The big issue in Springfield this week is the school funding bill, SB 1, which contains the new funding formula for schools. The governor claims, and he’s right, that the bill contains a provision that, in effect, diverts money from education to bail out the Chicago Public School pension system. Therefore, even though he’s willing to sign a bill containing the new funding formula, he’s not willing to sign bill containing this poison pill provision.
It’s being said that even though we’ve passed a budget, unless SB1 is signed by the governor, schools cannot open in the fall. I don’t agree with that, and I’ll tell you why shortly. However, before we get into the meat of the bill, I thought it’d be a good idea to give you a little bit of history about how the CPS pension system ended up in the condition that it’s in.

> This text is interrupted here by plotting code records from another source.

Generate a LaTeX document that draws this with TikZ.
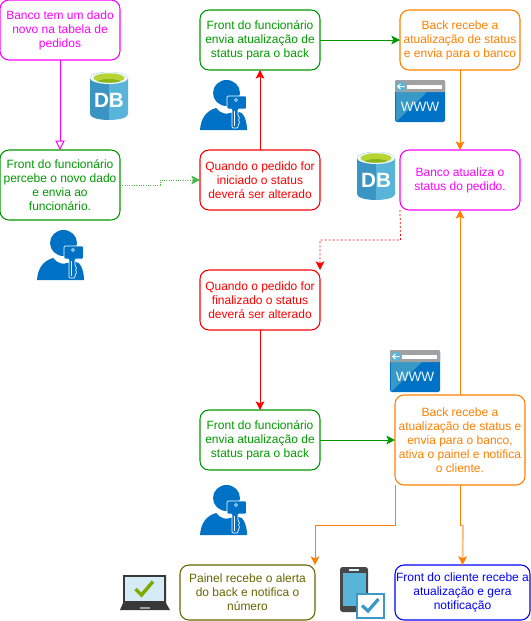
\documentclass[tikz,border=0pt]{standalone}
\usepackage{fontspec}
\setmainfont{Liberation Sans}
\usetikzlibrary{arrows.meta}
\definecolor{cMag}{HTML}{FF00FF}
\definecolor{cGreen}{HTML}{009900}
\definecolor{cRed}{HTML}{FF0000}
\definecolor{cOrange}{HTML}{FF8000}
\definecolor{cOlive}{HTML}{666600}
\definecolor{cBlue}{HTML}{0000FF}
\definecolor{azDark}{HTML}{3A94C4}
\definecolor{azLight}{HTML}{59B4D9}
\definecolor{azBlue}{HTML}{0072C6}
\definecolor{azMid}{HTML}{3999C6}
\definecolor{azGray}{HTML}{A0A1A2}
\definecolor{dbLime}{HTML}{B8D432}
\definecolor{dbLimeDark}{HTML}{8CB41E}
\definecolor{checkGreen}{HTML}{7FA800}
\tikzset{
  x=0.75pt,y=-0.75pt,
  flowbox/.style={draw=#1,text=#1,fill=white,line width=0.8pt,rounded corners=6.75pt,align=center,
    font=\fontsize{9}{10.5}\selectfont,inner sep=0pt,outer sep=0pt},
  conn/.style={draw=#1,line width=0.75pt,-{Stealth[length=6.5pt,width=6.5pt,inset=1.5pt]}},
  dbicon/.pic={
    \fill[azDark] (0,6) -- (0,42) .. controls (0,46) and (10,48) .. (19,48) -- (19,0) .. controls (10,0) and (0,2) .. (0,6) -- cycle;
    \fill[azLight] (38,6) -- (38,42) .. controls (38,46) and (28,48) .. (19,48) -- (19,0) .. controls (28,0) and (38,2) .. (38,6) -- cycle;
    \fill[white!90!azLight] (19,6) ellipse [x radius=19,y radius=6];
    \fill[dbLime] (19,6) ellipse [x radius=15.5,y radius=4.7];
    \begin{scope}
      \clip (19,6) ellipse [x radius=15.5,y radius=4.7];
      \fill[dbLimeDark] (19,12) ellipse [x radius=14,y radius=5];
    \end{scope}
    \node[text=white,font=\fontsize{15.5}{15.5}\selectfont\bfseries,inner sep=0pt] (-label) at (19,28) {DB};
  },
  wwwicon/.pic={
    \fill[azBlue,rounded corners=1.5pt] (0,0) rectangle (50,42);
    \fill[azMid] (1,12) -- (32,12) -- (2,41) -- (1,41) -- cycle;
    \fill[azGray,rounded corners=1.5pt] (0,0) rectangle (50,12);
    \fill[azGray] (0,6) rectangle (50,12);
    \fill[white] (12,5) rectangle (47,8.5);
    \fill[azLight] (6,6.5) circle [radius=5];
    \draw[white,line width=0.75pt] (2.5,6.5) -- (9.5,6.5) (5.5,3.8) -- (2.5,6.5) -- (5.5,9.2);
    \node[text=white!90!azLight,font=\fontsize{10.2}{10.2}\selectfont,inner sep=0pt] (-label) at (25,27) {WWW};
  },
  usericon/.pic={
    \fill[azBlue] (26.5,13) ellipse [x radius=13.5,y radius=13];
    \fill[azBlue] (0,50) .. controls (1,38) and (6,31) .. (16,28) .. controls (20,33) and (26,35) .. (30,33) .. controls (34,32) and (42,30) .. (44,36) .. controls (46,40) and (47,45) .. (47,50) -- cycle;
    \draw[white,line width=0.5pt,fill=azBlue,rounded corners=0.8pt] (27,16) -- (46.5,16) -- (46.5,29) -- (38,29) -- (38,36) -- (40,38) -- (38,40) -- (40,42) -- (38,45) -- (38,48) -- (32,48) -- (32,29) -- (27,29) -- cycle;
    \fill[azBlue] (32.7,28) rectangle (37.3,30);
    \draw[white,line width=0.4pt] (36,20) circle [radius=1.6];
    \draw[white,line width=0.4pt] (34.5,31) -- (34.5,46);
  },
  laptopicon/.pic={
    \fill[black!78] (3,0) -- (46,0) -- (46,28) -- (50,35) -- (0,35) -- (3,28) -- cycle;
    \fill[azLight!25!white] (5,2) rectangle (44,26);
    \fill[azGray] (20,31.5) rectangle (30,33.5);
    \draw[checkGreen,line width=2.6pt] (15.5,14) -- (21.5,20) -- (33,6.5);
  },
  phoneicon/.pic={
    \fill[black!72,rounded corners=2pt] (0,0) rectangle (28,45);
    \fill[azLight] (2.5,6) rectangle (25.5,39);
    \fill[white!80!azLight] (9,2.2) rectangle (19,4);
    \fill[white,draw=azMid,line width=2pt] (17,27) rectangle (44,51);
    \draw[azMid,line width=2.4pt] (22,38.5) -- (28,44) -- (38.5,32);
  }
}
\begin{document}
\begin{tikzpicture}
\useasboundingbox (0,0) rectangle (531,621);
\fill[white] (0,0) rectangle (531,621);

% icons
\pic (dbA) at (90,72) {dbicon};
\pic (dbB) at (357,152) {dbicon};
\pic (wwwA) at (395,80) {wwwicon};
\pic (wwwB) at (390,350) {wwwicon};
\pic (userA) at (37,230) {usericon};
\pic (userB) at (200,80) {usericon};
\pic (userC) at (200,485) {usericon};
\pic (laptop) at (120,575) {laptopicon};
\pic (phone) at (340,567) {phoneicon};

% boxes
\node[flowbox=cMag,minimum width=90pt,minimum height=45pt] (a) at (60,30) {Banco tem um dado\\novo na tabela de\\pedidos};
\node[flowbox=cGreen,minimum width=90pt,minimum height=52.5pt] (b) at (60,185) {Front do funcionário\\percebe o novo dado\\e envia ao\\funcionário.};
\node[flowbox=cRed,minimum width=90pt,minimum height=45pt] (c) at (260,180) {Quando o pedido for\\iniciado o status\\deverá ser alterado};
\node[flowbox=cGreen,minimum width=90pt,minimum height=45pt] (d) at (260,40) {Front do funcionário\\envia atualização de\\status para o back};
\node[flowbox=cOrange,minimum width=90pt,minimum height=45pt] (e) at (460,40) {Back recebe a\\atualização de status\\e envia para o banco};
\node[flowbox=cMag,minimum width=90pt,minimum height=45pt] (f) at (460,180) {Banco atualiza o\\status do pedido.};
\node[flowbox=cRed,minimum width=90pt,minimum height=45pt] (g) at (260,300) {Quando o pedido for\\finalizado o status\\deverá ser alterado};
\node[flowbox=cGreen,minimum width=90pt,minimum height=45pt] (h) at (260,440) {Front do funcionário\\envia atualização de\\status para o back};
\node[flowbox=cOrange,minimum width=97.5pt,minimum height=67.5pt] (i) at (460,440) {Back recebe a\\atualização de status e\\envia para o banco,\\ativa o painel e notifica\\o cliente.};
\node[flowbox=cOlive,minimum width=101.25pt,minimum height=41.25pt] (j) at (247.5,592.5) {Painel recebe o alerta\\do back e notifica o\\número};
\node[flowbox=cBlue,minimum width=101.25pt,minimum height=41.25pt] (k) at (462.5,592.5) {Front do cliente recebe a\\atualização e gera\\notificação};

% waypoints
\coordinate (kTop) at (k.north);

% connectors
\draw[draw=cMag,line width=0.75pt,-{Triangle[open,fill=white,length=7pt,width=7pt]}] (a) -- (b);
\draw[conn=cGreen!70,densely dotted,line width=0.45pt] (b.east) -- (160,185) -- (160,180) -- (c.west);
\draw[conn=cRed] (c) -- (d);
\draw[conn=cGreen] (d) -- (e);
\draw[conn=cOrange] (e) -- (f);
\draw[conn=cOrange] (i.north) -- (f.south);
\draw[conn=cRed,dash pattern=on 1.5pt off 1.5pt,line width=0.55pt] (f.south west) -- (400.5,240) -- (320,240) -- (g.north east);
\draw[conn=cRed] (g) -- (h);
\draw[conn=cGreen] (h) -- (i);
\draw[conn=cOrange] (i.south west) -- (395,525) -- (315,525) -- (j.north east);
\draw[cOrange,line width=0.75pt] (i.south) -- (460,525) -- (463,525);
\draw[draw=cOrange!50,line width=1.4pt,-{Stealth[length=6.5pt,width=6.5pt,inset=1.5pt,color=cOrange]}] (463,525) -- (kTop);
\end{tikzpicture}
\end{document}
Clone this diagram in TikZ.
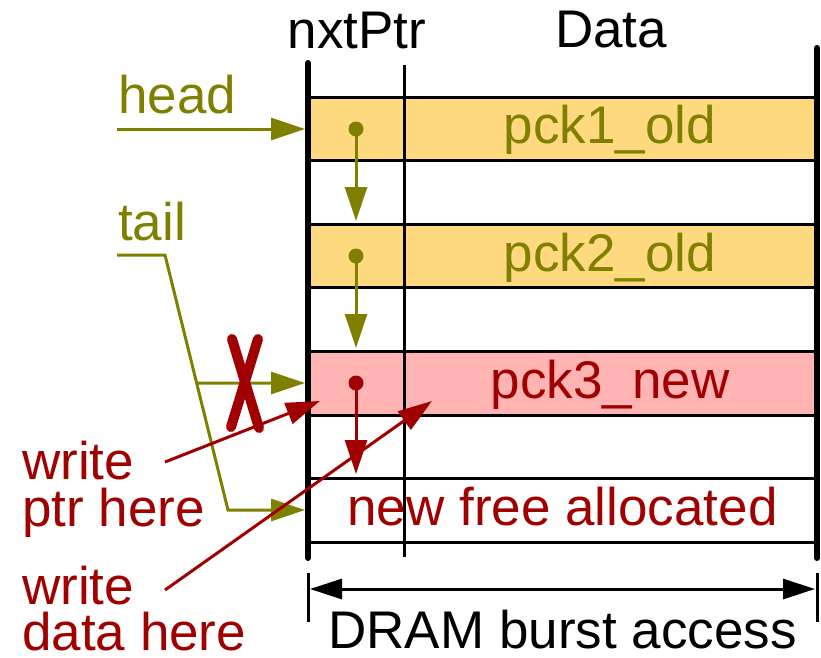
\documentclass[tikz,border=0pt]{standalone}
\usepackage{fontspec}
\setmainfont{Liberation Sans}
\usetikzlibrary{arrows.meta,calc}
\definecolor{myolive}{HTML}{808000}
\definecolor{myred}{HTML}{A00000}
\definecolor{myorange}{HTML}{FFD980}
\definecolor{mypink}{HTML}{FFB3B3}
\begin{document}
\begin{tikzpicture}[x=1pt,y=-1pt,
  font=\fontsize{53}{47}\selectfont,
  gridline/.style={line width=3pt, black},
  thickv/.style={line width=6pt, line cap=round},
  bigtip/.tip={Triangle[length=34pt,width=22pt]},
  oarrow/.style={myolive, line width=3pt, -bigtip},
  rarrow/.style={myred, line width=3pt, -bigtip},
  ptrdot/.style={circle, fill, inner sep=0pt, minimum size=15pt},
  lbl/.style={inner sep=0pt, anchor=base},
  lblw/.style={inner sep=0pt, anchor=base west}]
\useasboundingbox (0,0) rectangle (821,657);
% fills
\fill[myorange] (308,97) rectangle (817,160.6);
\fill[myorange] (308,224.2) rectangle (817,287.8);
\fill[mypink] (308,351.4) rectangle (817,415);
% grid
\foreach \yy in {97,160.6,224.2,287.8,351.4,415,478.6,542.2}
  \draw[gridline] (308,\yy) -- (817,\yy);
\draw[line width=3pt] (404,65) -- (404,557);
\draw[thickv] (308,63) -- (308,558);
\draw[thickv] (817,48) -- (817,558);
% headers
\node[lbl] (nxt) at (357,48) {nxtPtr};
\node[lbl] (data) at (611,47) {Data};
% row texts
\node[lbl, myolive] (p1) at (610,143) {pck1\_old};
\node[lbl, myolive] (p2) at (610,271) {pck2\_old};
\node[lbl, myred] (p3) at (610,398) {pck3\_new};
\node[lbl, myred] (nf) at (562.5,525) {new free allocated};
% left labels
\node[lblw, myolive] (head) at (118,113) {head};
\node[lblw, myolive] (tail) at (118,240) {tail};
\node[lblw, myred] (w1a) at (22,479) {write};
\node[lblw, myred] (w1b) at (22,526) {ptr here};
\node[lblw, myred] (w2a) at (22,604) {write};
\node[lblw, myred] (w2b) at (22,650) {data here};
% pointer chain
\node[ptrdot, myolive] (d1) at (356,129) {};
\node[ptrdot, myolive] (d2) at (356,256) {};
\node[ptrdot, myred] (d3) at (356,383) {};
\coordinate (e1) at (356,221);
\coordinate (e2) at (356,348);
\coordinate (e3) at (356,474);
\draw[oarrow] (d1.center) -- (e1);
\draw[oarrow] (d2.center) -- (e2);
\draw[rarrow] (d3.center) -- (e3);
% head pointer
\coordinate (hs) at (117,129);
\coordinate (he) at (305,129);
\draw[oarrow] (hs) -- (he);
% tail pointer
\coordinate (ts) at (117,255);
\coordinate (tk) at (165,255);
\coordinate (tb) at (228,510);
\coordinate (te) at (305,510);
\coordinate (tm) at ($(tk)!0.502!(tb)$);
\coordinate (tme) at (305,383);
\draw[oarrow] (ts) -- (tk) -- (tb) -- (te);
\draw[oarrow] (tm) -- (tme);
% cross
\draw[myred, line width=10pt, line cap=round] (232,339) -- (259,428);
\draw[myred, line width=10pt, line cap=round] (258,339) -- (231,427);
% write arrows
\coordinate (w1s) at (165,462);
\coordinate (w1e) at (320,401);
\coordinate (w2s) at (165,590);
\coordinate (w2e) at (432,401);
\draw[rarrow] (w1s) -- (w1e);
\draw[rarrow] (w2s) -- (w2e);
% dimension
\coordinate (dl) at (310,589);
\coordinate (dr) at (815,589);
\draw[line width=3pt, {Triangle[length=32pt,width=20pt]}-{Triangle[length=32pt,width=20pt]}] (dl) -- (dr);
\draw[line width=3pt] (308,573) -- (308,622);
\draw[line width=3pt] (817,573) -- (817,622);
\node[lbl] (dram) at (562.5,648) {DRAM burst access};
\end{tikzpicture}
\end{document}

In 1995, a deal was struck between CPS and the State of Illinois, a deal which gave control of CPS to Mayor Richard M. Daley. Part of the arrangement called for the Chicago Board of Education to have the flexibility to mingle education funds with funds formerly earmarked only for pensions. As part of the deal, the General Assembly agreed to let CPS quit paying anything into the pension fund for 10 years and, instead, use the money for other things, like teacher salaries, with the hope that the state would boost its contributions in that period. (Yeah, right.)
In an article written by Greg Hinz in November of 2012 and published in Crain’s Chicago Business, the story continues. It’s a great article, and you should read the whole thing. Here’s a big part of it:
“For awhile, according to Mr. (Kevin) Huber (executive director of the Chicago Teachers’ Pension Fund), things worked out all right. With the stock market taking off in the late 1990s, CTPF’s “funded ratio” of assets to anticipated liabilities actually topped 100 percent for a couple of years…
But when the market dropped, so did the funded ratio. By 2005, it was down to 79 percent — due not only to the market decline but to the absence of a cumulative 2 billion dollar pension-payment holiday (emphasis mine).
In 2006, the board resumed making payments. Then came another crisis and a predictable response: Ron Huberman, CPS chief at the time, went to Springfield and got another, partial pension-payment holiday. This one lasted from 2011-13 and allowed the board to put in only $200 million a year — not the $600 million it was supposed to contribute.
Though then Chicago Teachers Union Vice President Jesse Sharkey says he recalls the union objected in Springfield, other sources say any objection was perfunctory. The key votes were 48-6-3 in the Senate and 92-17-7 in the House, which ought to tell you something.
Why wasn’t there a bigger fight? After all, the funded ratio, predictably, has kept dropping and was down to a miserable 59.76 percent in 2011.
Perhaps the reason is that, financial crisis or not and plummeting funded ratio or not, CPS kept delivering nice, sweet, across-the-board raises to CTU members like clockwork.
Between 1995 and 2011, the board agreed to annual pay increases of between 3 percent and 4 percent every year. And, I stress, those were across-the-board raises, above and beyond the “step” hikes for experience, obtaining a higher college degree, etc.
Put a different way: Between 1995 and 2011, any teacher on the payroll throughout that period was entitled to an 82 percent raise — before step hikes. (Again, emphasis mine)
When Mayor Rahm Emanuel came into office, his new board cancelled the last negotiated 4 percent hike, for 2011. But the horse was way, way, way out of the barn by then.
In 2014, the latest pension holiday will expire. That means CPS and taxpayers are on the hook for at least another $400 million or more in pension payments a year. That’s why you hear officials talking about a $1 billion CPS deficit next year.
The union’s Mr. Sharkey says the CTU clearly understands that no one in the union wants “an insolvent pension fund.” All sides need to sit down as a group and negotiate something, he says. CTPF’s Mr. Huber is holding out hope for a pending bill that would reduce the unfunded liability to zero by 2059 — if, that is, nearly bankrupt Illinois will pony up another $200 million or so a year, and if CPS increases its contributions 7 percent a year, every year.”
If Mr. Sharkey wanted to be honest about not wanting an insolvent pension fund, he’d have said that nobody wants an insolvent pension fund until his people can get every dime they can out of it before it completely collapsed.
So there you have the background. Chicago messed its own bed and now is holding a new funding formula hostage in order to force the rest of us agree to clean it up. You’ve heard them say that it’s not fair that they pay into their own pensions and also pay for downstate pensions with their income tax money. There are more than 2 billion reasons why that’s not true. Cry me a river.